The nocturnal birds were spotted at The Lodge several years ago but left during the site's restoration and only one has been spotted there since.
It is hoped that the development of over 100 hectares of heathland will lure the Nightjar back to stay.
Bringing the birds iconic call, silent flight and mythical ability to steal milk from goats back to Bedfordshire.
Graham's leaving wish
Graham Wilton-Jones has dedicated the past decade working for the RSPB as site warden at The Lodge.
A late career change after he became disillusioned with teaching.
"This is where I'll finish with the RSPB. I'm actually retiring this year," Graham said.
His gift to fellow bird lovers is to try and get the Nightjar back and breeding on the nature reserve grounds.
"They've been here in the past. The last ones were breeding several years back.
"After the restoration one Nightjar appeared, very briefly, fast asleep on a log next to the path.
"Lots of people enjoyed seeing that but what we shall enjoy is hearing Nightjars come back.
"They have an extraordinary sound which they utter in the night," Graham said.

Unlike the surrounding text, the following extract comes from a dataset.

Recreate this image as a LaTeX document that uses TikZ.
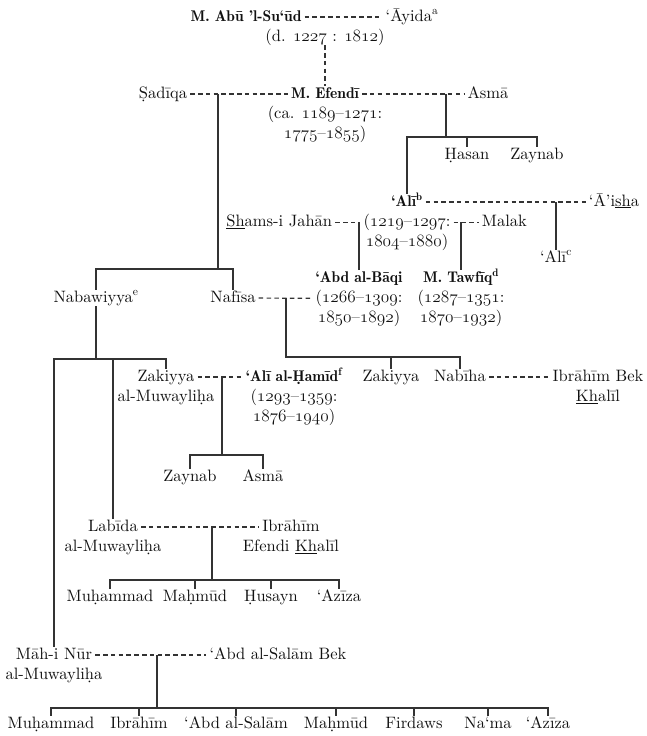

Bedfordshire's largest heath
Graham started work at The Lodge alone.
Now he has help from hundreds of employees and volunteers as they try to create the largest area of heathland in Bedfordshire.
"The original heathland has probably been here for the last 5000 years.

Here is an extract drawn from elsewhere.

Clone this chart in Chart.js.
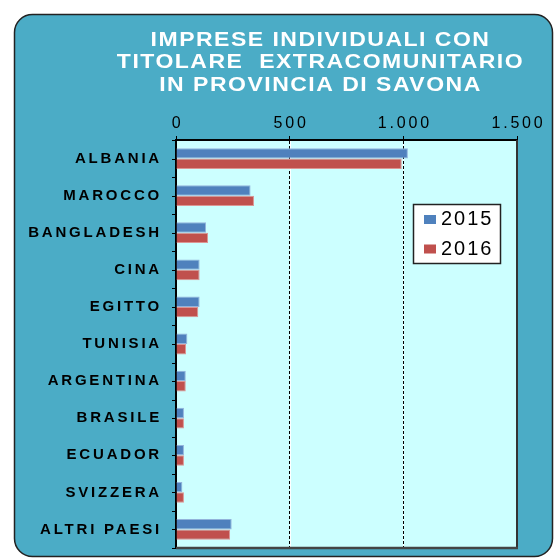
<!DOCTYPE html>
<html>
<head>
<meta charset="utf-8">
<script src="https://cdn.jsdelivr.net/npm/chart.js@4/dist/chart.umd.min.js"></script>
<style>
  body { margin: 0; background: #fff; }
  canvas { display: block; }
</style>
</head>
<body>
<canvas id="BarChart" width="555" height="559"></canvas>
<script>
const titleLines = ["IMPRESE INDIVIDUALI CON", "TITOLARE  EXTRACOMUNITARIO", "IN PROVINCIA DI SAVONA"]
const categories = ["ALBANIA", "MAROCCO", "BANGLADESH", "CINA", "EGITTO", "TUNISIA", "ARGENTINA", "BRASILE", "ECUADOR", "SVIZZERA", "ALTRI PAESI"]
const years = ["2015", "2016"]
const values2015 = [1020, 328, 132, 104, 104, 50, 43, 35, 35, 28, 245]
const values2016 = [993, 343, 141, 104, 98, 44, 43, 35, 35, 35, 238]
const xTicks = [0, 500, 1000, 1500]

const FONT = "'Liberation Sans', Arial, sans-serif"
const TEAL = "#4BACC6"
const PLOT_BG = "#CCFFFF"

// dotted thousands separator, like "1.000"
const fmt = (v) => String(v).replace(/\B(?=(\d{3})+(?!\d))/g, ".")

const frame = {
	id: "frame",
	beforeDraw(chart) {
		const { ctx, chartArea: a, scales } = chart
		ctx.save()
		ctx.fillStyle = "#fff"
		ctx.fillRect(0, 0, chart.width, chart.height)
		// rounded panel
		ctx.beginPath()
		ctx.roundRect(14.5, 14.5, 538, 542, 18)
		ctx.fillStyle = TEAL
		ctx.fill()
		ctx.lineWidth = 1.5
		ctx.strokeStyle = "#222"
		ctx.stroke()
		// plot area
		ctx.fillStyle = PLOT_BG
		ctx.fillRect(a.left, a.top, a.right - a.left, a.bottom - a.top)
		// white under the dashed grid lines
		ctx.strokeStyle = "#fff"
		ctx.lineWidth = 1
		xTicks.slice(1, -1).forEach((t) => {
			const x = Math.round(scales.x.getPixelForValue(t)) + 0.5
			ctx.beginPath()
			ctx.moveTo(x, a.top)
			ctx.lineTo(x, a.bottom)
			ctx.stroke()
		})
		// title, a little wider than the plain font
		ctx.fillStyle = "#fff"
		ctx.font = "bold 20px " + FONT
		ctx.letterSpacing = "1.3px"
		ctx.textAlign = "center"
		ctx.textBaseline = "middle"
		ctx.translate(320.5, 0)
		ctx.scale(1.15, 1)
		titleLines.forEach((t, i) => ctx.fillText(t, 0, 40 + i * 22.5))
		ctx.restore()
		ctx.letterSpacing = "2.8px"
	},
	afterDraw(chart) {
		const { ctx, chartArea: a, data } = chart
		ctx.save()
		ctx.letterSpacing = "0px"
		// right and bottom edges
		ctx.strokeStyle = "#333"
		ctx.lineWidth = 2
		ctx.beginPath()
		ctx.moveTo(a.right, a.top)
		ctx.lineTo(a.right, a.bottom)
		ctx.stroke()
		ctx.strokeStyle = "#444"
		ctx.lineWidth = 2.5
		ctx.beginPath()
		ctx.moveTo(a.left, a.bottom)
		ctx.lineTo(a.right + 1, a.bottom)
		ctx.stroke()
		// category axis tick marks, at boundaries and centres
		ctx.strokeStyle = "#000"
		ctx.lineWidth = 1
		const n = categories.length * 2
		for (let k = 0; k <= n; k++) {
			const y = Math.round(a.top + (k * (a.bottom - a.top)) / n) + 0.5
			ctx.beginPath()
			ctx.moveTo(a.left - 4, y)
			ctx.lineTo(a.left, y)
			ctx.stroke()
		}
		// legend
		ctx.fillStyle = "#fff"
		ctx.fillRect(413.5, 204.5, 87, 59)
		ctx.strokeStyle = "#222"
		ctx.lineWidth = 1.5
		ctx.strokeRect(413.5, 204.5, 87, 59)
		ctx.font = "20px " + FONT
		ctx.letterSpacing = "2px"
		ctx.textBaseline = "middle"
		ctx.textAlign = "left"
		data.datasets.forEach((ds, i) => {
			const y = 219.5 + i * 29.5
			ctx.fillStyle = ds.backgroundColor
			ctx.fillRect(424, y - 4.5, 12, 9)
			ctx.fillStyle = "#000"
			ctx.fillText(ds.label, 441, y)
		})
		ctx.restore()
	},
}

new Chart(document.getElementById("BarChart"), {
	type: "bar",
	data: {
		labels: categories,
		datasets: [
			{
				label: years[0],
				data: values2015,
				backgroundColor: "#4F81BD",
				borderColor: "#93B3DB",
				borderWidth: 1,
			},
			{
				label: years[1],
				data: values2016,
				backgroundColor: "#C0504D",
				borderColor: "#DC9593",
				borderWidth: 1,
			},
		],
	},
	options: {
		indexAxis: "y",
		responsive: false,
		animation: false,
		events: [],
		categoryPercentage: 0.56,
		barPercentage: 1,
		layout: { padding: { top: 100, left: 14, right: 38, bottom: 11 } },
		plugins: {
			legend: { display: false },
			title: { display: false },
			tooltip: { enabled: false },
		},
		scales: {
			x: {
				position: "top",
				min: xTicks[0],
				max: xTicks[xTicks.length - 1],
				afterFit: (s) => {
					s.height = 40
					s.paddingLeft = 0
					s.paddingRight = 0
				},
				ticks: {
					stepSize: 500,
					color: "#000",
					font: { family: FONT, size: 16 },
					padding: 3,
					labelOffset: 1.5,
					callback: (v) => fmt(v),
				},
				grid: {
					color: "#000",
					lineWidth: 1,
					tickLength: 4,
					tickColor: "#000",
					tickBorderDash: [],
				},
				border: { display: true, color: "#000", width: 2, dash: [3, 2] },
			},
			y: {
				afterFit: (s) => {
					s.width = 162
					s.paddingTop = 0
					s.paddingBottom = 0
				},
				ticks: {
					color: "#000",
					font: { family: FONT, size: 15, weight: "bold" },
					padding: 14,
				},
				grid: { display: false, drawTicks: false },
				border: { display: true, color: "#000", width: 2 },
			},
		},
	},
	plugins: [frame],
})
</script>
</body>
</html>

"It would have looked pretty much like this except they'd be people coming up here actually using it.
Graham has been at The Lodge for a decade
"We're trying to create 80 hectares of new heath right here on this site so you can see how significant our work is," said Graham.
Heathlands, moorlands and open woodland with clearings are where Nightjars can normally be found in other areas of the country.
Graham said: "We'll really have achieved our aims if we get the enigmatic Nightjar back."